A lógica capenga saudita:
Há quem veja na posição da Arábia Saudita a estratégia de levar a situação a um ponto crítico para chamar os produtores novamente à mesa de negociação, com novas metas de corte na produção.
Em 2014 e 2015 ela tentou implementar esse tipo de estratégia e falhou, porque a Rússia demonstrou ter mais condições do que ela de absorver os preços baixos.
O mesmo acontece agora. Para enfrentar a guerra de preços no curto prazo, a Rússia constituiu um fundo de US$ 170 bilhões com as receitas excedentes de petróleo dos últimos anos.

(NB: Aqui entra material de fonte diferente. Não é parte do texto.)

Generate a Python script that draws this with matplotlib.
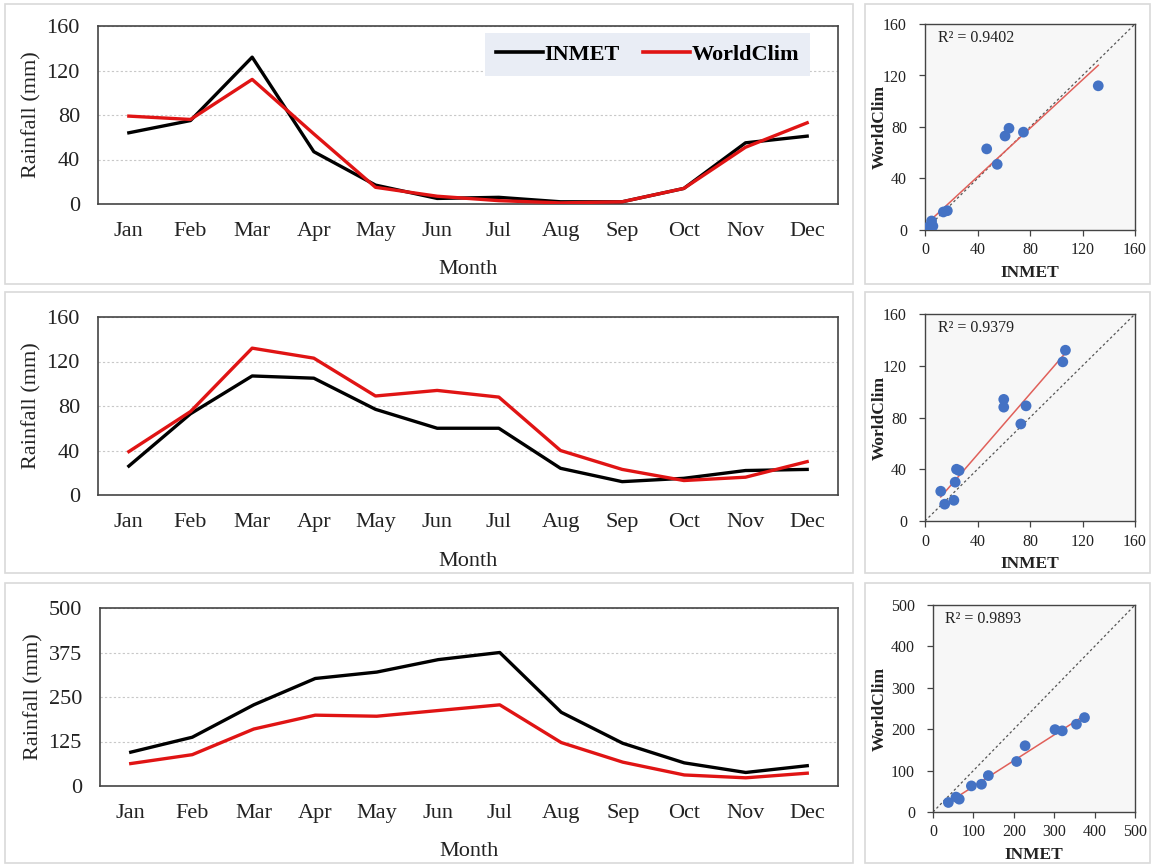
import numpy as np
import matplotlib
matplotlib.use("Agg")
import matplotlib.pyplot as plt
from matplotlib.patches import Rectangle

months = ["Jan", "Feb", "Mar", "Apr", "May", "Jun", "Jul", "Aug", "Sep", "Oct", "Nov", "Dec"]

inmet_1 = [64, 75, 132, 47, 17, 5, 6, 2, 2, 14, 55, 61]
worldclim_1 = [79, 76, 112, 63, 15, 7, 3, 1, 2, 14, 51, 73]
inmet_2 = [26, 73, 107, 105, 77, 60, 60, 24, 12, 15, 22, 23]
worldclim_2 = [39, 75, 132, 123, 89, 94, 88, 40, 23, 13, 16, 30]
inmet_3 = [95, 137, 228, 302, 320, 355, 375, 207, 120, 65, 38, 57]
worldclim_3 = [63, 88, 160, 199, 196, 212, 228, 122, 67, 31, 23, 36]

yticks_12 = [0, 40, 80, 120, 160]
yticks_3 = [0, 125, 250, 375, 500]
sticks_12 = [0, 40, 80, 120, 160]
sticks_3 = [0, 100, 200, 300, 400, 500]
r2_labels = ["R² = 0.9402", "R² = 0.9379", "R² = 0.9893"]

plt.rcParams['font.family'] = ['Liberation Serif', 'DejaVu Serif']

W, H = 1153, 866
fig = plt.figure(figsize=(W / 100, H / 100), dpi=100)


def fx(px):
    return px / W


def fy(py):
    return 1 - py / H


# panel frames
for (x0, x1, y0, y1) in [(5, 853, 4, 284), (5, 853, 292, 573), (5, 853, 583, 863),
                         (865, 1150, 4, 284), (865, 1150, 292, 573), (865, 1150, 583, 863)]:
    fig.patches.append(Rectangle((fx(x0), fy(y1)), fx(x1 - x0), (y1 - y0) / H,
                                 transform=fig.transFigure, fill=False,
                                 edgecolor='#d9d9d9', linewidth=1.2))

line_specs = [
    (inmet_1, worldclim_1, yticks_12, (98, 838, 26, 204)),
    (inmet_2, worldclim_2, yticks_12, (98, 838, 317, 495)),
    (inmet_3, worldclim_3, yticks_3, (100, 838, 608, 786)),
]

for inm, wc, yt, (l, r, t, b) in line_specs:
    ax = fig.add_axes([fx(l), fy(b), fx(r - l), (b - t) / H])
    x = np.arange(len(months))
    ax.plot(x, inm, color='black', lw=2.4, label='INMET', zorder=3)
    ax.plot(x, wc, color='#e01414', lw=2.4, label='WorldClim', zorder=3)
    ax.set_xlim(-0.5, len(months) - 0.5)
    ax.set_ylim(yt[0], yt[-1])
    ax.set_yticks(yt)
    ax.set_xticks(x)
    ax.set_xticklabels(months)
    ax.tick_params(axis='both', length=0, labelsize=16, colors='#222222')
    ax.tick_params(axis='x', pad=13)
    ax.tick_params(axis='y', pad=13)
    ax.yaxis.grid(True, linestyle=(0, (2, 2)), color='#c8c8c8', lw=0.8)
    ax.set_axisbelow(True)
    for s in ax.spines.values():
        s.set_color('#444444')
        s.set_linewidth(1.2)
    ax.set_ylabel('Rainfall (mm)', fontsize=16, color='#222222', labelpad=4)
    ax.set_xlabel('Month', fontsize=16, color='#222222', labelpad=14)
    leg = ax.legend(loc='upper right', bbox_to_anchor=((810 - l) / (r - l), (b - 33) / (b - t)),
                    borderaxespad=0, ncol=2, frameon=True, fancybox=False,
                    facecolor='#e9edf5', edgecolor='none', framealpha=1,
                    prop={'weight': 'bold', 'size': 16}, handlelength=2.1,
                    handletextpad=0.05, columnspacing=1.1, borderpad=0.5)
    for h in leg.get_lines():
        h.set_linewidth(2.6)

scatter_specs = [
    (inmet_1, worldclim_1, sticks_12, (925, 1135, 24, 230), r2_labels[0]),
    (inmet_2, worldclim_2, sticks_12, (925, 1135, 314, 521), r2_labels[1]),
    (inmet_3, worldclim_3, sticks_3, (933, 1135, 605, 812), r2_labels[2]),
]

for inm, wc, st, (l, r, t, b), r2 in scatter_specs:
    ax = fig.add_axes([fx(l), fy(b), fx(r - l), (b - t) / H])
    ax.set_facecolor('#f7f7f7')
    lim = st[-1]
    ax.plot([0, lim], [0, lim], linestyle=(0, (2, 2)), color='#555555', lw=0.9, zorder=1)
    xi = np.array(inm, float)
    yi = np.array(wc, float)
    k, c = np.polyfit(xi, yi, 1)
    xs = np.array([xi.min(), xi.max()])
    ax.plot(xs, k * xs + c, color='#e0605a', lw=1.1, zorder=2)
    ax.scatter(xi, yi, s=60, color='#4472c4', edgecolors='none', zorder=3)
    ax.set_xlim(0, lim)
    ax.set_ylim(0, lim)
    ax.set_xticks(st)
    ax.set_yticks(st)
    ax.tick_params(axis='both', direction='out', length=4, width=0.9, color='#444444',
                   labelsize=11.5, labelcolor='#222222', pad=5)
    ax.tick_params(axis='y', pad=9)
    for s in ax.spines.values():
        s.set_color('#444444')
        s.set_linewidth(1.0)
    ax.set_xlabel('INMET', fontsize=12.5, fontweight='bold', color='#222222', labelpad=5)
    ax.set_ylabel('WorldClim', fontsize=12.5, fontweight='bold', color='#222222')
    ax.yaxis.set_label_coords((888 - l) / (r - l), 0.5)
    ax.text(0.06, 0.93, r2, transform=ax.transAxes, fontsize=11.5, va='center', ha='left',
            color='#222222')

fig.savefig('out.png', dpi=100, facecolor='white')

No caso da Arábia Saudita, se o preço médio fosse mantido em US$ 58, ainda assim haveria um déficit projetado de 6,4% do PIB. Com o petróleo caindo abaixo de US$ 40 o bpd, haveria um desastre orçamentário, com reflexos políticos graves.
O futuro do xisto:
Os níveis atuais do petróleo ajudaram a segurar a indústria do xisto americana, que se sustenta em três pernas, de acordo com o diagnóstico da Bloomberg Energia.
- A capacidade de exportar legalmente petróleo bruto para outros países;
- Uma licença contínua para construir oleodutos e realizar operações de faturamento, atropelando as cautelas ambientais; e
- A continuação do acordo da OPEP + que limita as exportações de outros países produtores de petróleo.
A questão ambiental tornou-se ponto vulnerável nessa construção delicada. Mas o ponto central, de viabilização do negócio, eram os acordos de preços da OPEP + (que reúne países da OPEP e outros grandes produtores como a Rússia).
As consequência sobre o Brasil:
Nos doze meses acumulados até fevereiro de 2020, o Brasil exportou US$ 24,5 bilhões em derivados de petróleo e importou US$ 9,1 bilhão, resultando em um saldo de US$ 15 bilhões.
Uma queda de 20% nas cotações, se incidindo uniformemente sobre todos os produtos, resultaria em uma perda de US$ 3 bilhões no saldo comercial.
A coronavírus esta impactando os preços dos commodities como um todo. Até fevereiro, o Brasil acumulou um saldo comercial de US$ 102 bilhões em produtos básicos, e um saldo total de US$ 44,7 bilhões. Uma queda de 20%, portanto, significaria redução de mais US$ 20 bilhões no superávit comercial.